All of which brings us to the least bad alternative. Puerto Rico needs to be allowed to go bankrupt and force its debt to be restructured. This will wipe out much of Puerto Rico's debt without placing the burden on the American taxpayer.
Instead, the burden is placed on the creditors. This is how it should be. But it's not because the creditors are evil, 1% hedge funds that deserve what's coming to them. Rather, this is the best solution because that is how bonds work. There's a reason that lenders get to earn an interest rate when they loan money (buy bonds) to Puerto Rico. Part of it is to compensate them for the time value of money; money is more valuable today than in the future so lenders must be paid extra in order to part with it. And the second thing the interest rate captures is the risk that Puerto Rico won't be able to pay them back. The more likely it is that an entity won't be able to pay somebody back, the higher the interest rate. This is a major reason subprime mortgages appeared attractive to lenders and investors in the financial crisis. Because the borrowers were very risky, they had to pay very high interest rates, thereby generating larger returns as long as they didn't default. (In practice, of course, many defaulted, wiping out any such returns.)
In other words, the risk that Puerto Rico would default, however unlikely it initially seemed and in spite of laws to the contrary, is already priced into the Puerto Rican bonds. That's why they have always paid a far higher interest rate than the US government--which is understandably deemed to be a far smaller credit risk. As of October of last year, Puerto Rico bonds were yielding 12.3% (tax-free) on a 10-year bond versus 2.16% for the US government for a similar duration. What else could possibly explain such a disparity?
So the creditors should be punished for making a bad bet, rather than having their losses absorbed by the taxpayer. What are the likely consequences?
Well, if the Congress makes it possible for other states and territories to also follow suit, many of them likely will. More creditors will lose their money, and it may result in something of an economic panic in the short-run as normally reliable state bonds become increasingly risky. Fair enough, but what about the longer run? After declaring bankruptcy, Puerto Rico (and any others) will no longer be able to borrow money easily. If they find any willing creditors at all, then they will be charged a very high interest rate as creditors are wary of getting wiped out again. This then means that Puerto Rico will have to have a balanced budget because running deficits will either be extremely costly or entirely impossible. And this solution will have to be sustainable because there's no alternative. Such policy won't be beholden to political whims; it will be enforced by the firm laws of economics.

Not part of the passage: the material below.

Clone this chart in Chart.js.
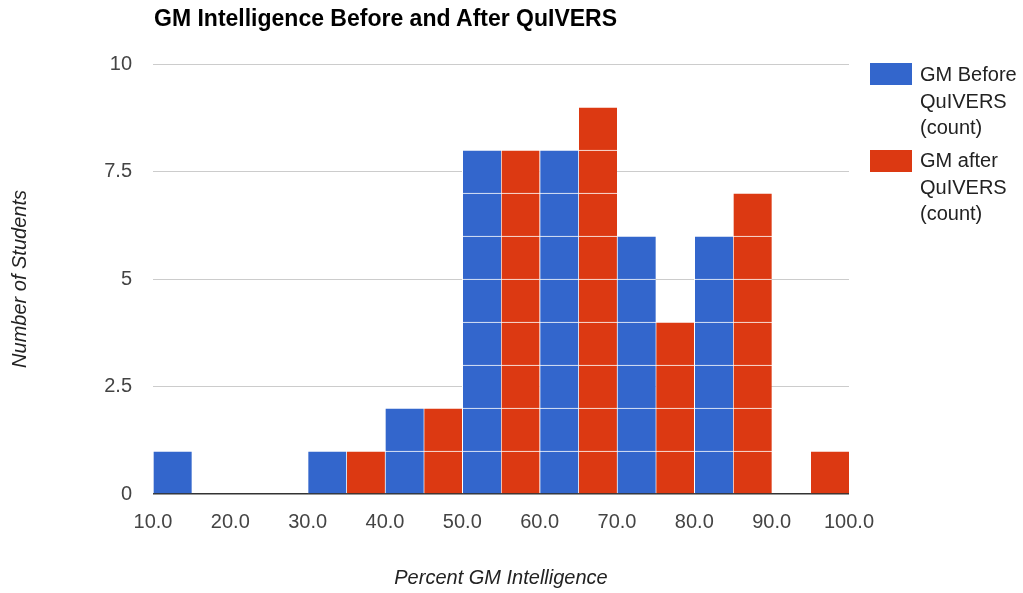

In the short-run, this might also have a signalling effect for other states. Once investors realize bankruptcy is possible, interest rates there will rise as well and credit will become more scarce. Here again, the states will be compelled by market conditions to balance their budgets as well. This solution creates the most powerful disincentives possible to deter future budget crises.
All of this is why allowing bankruptcy is the best option for Puerto Rico and states in a similar position. Short-run pain is unavoidable when a problem like this has gone unchecked for so long. But to prevent these problems from happening in the future, we must avoid kicking the can down the road. The solution must create the proper incentives by punishing the people who knowingly accepted the risk in the first place, and allowing the people of Puerto Rico a chance for a balanced budget in the future. Allowing the island to declare bankruptcy is the only solution that can credibly achieve this outcome.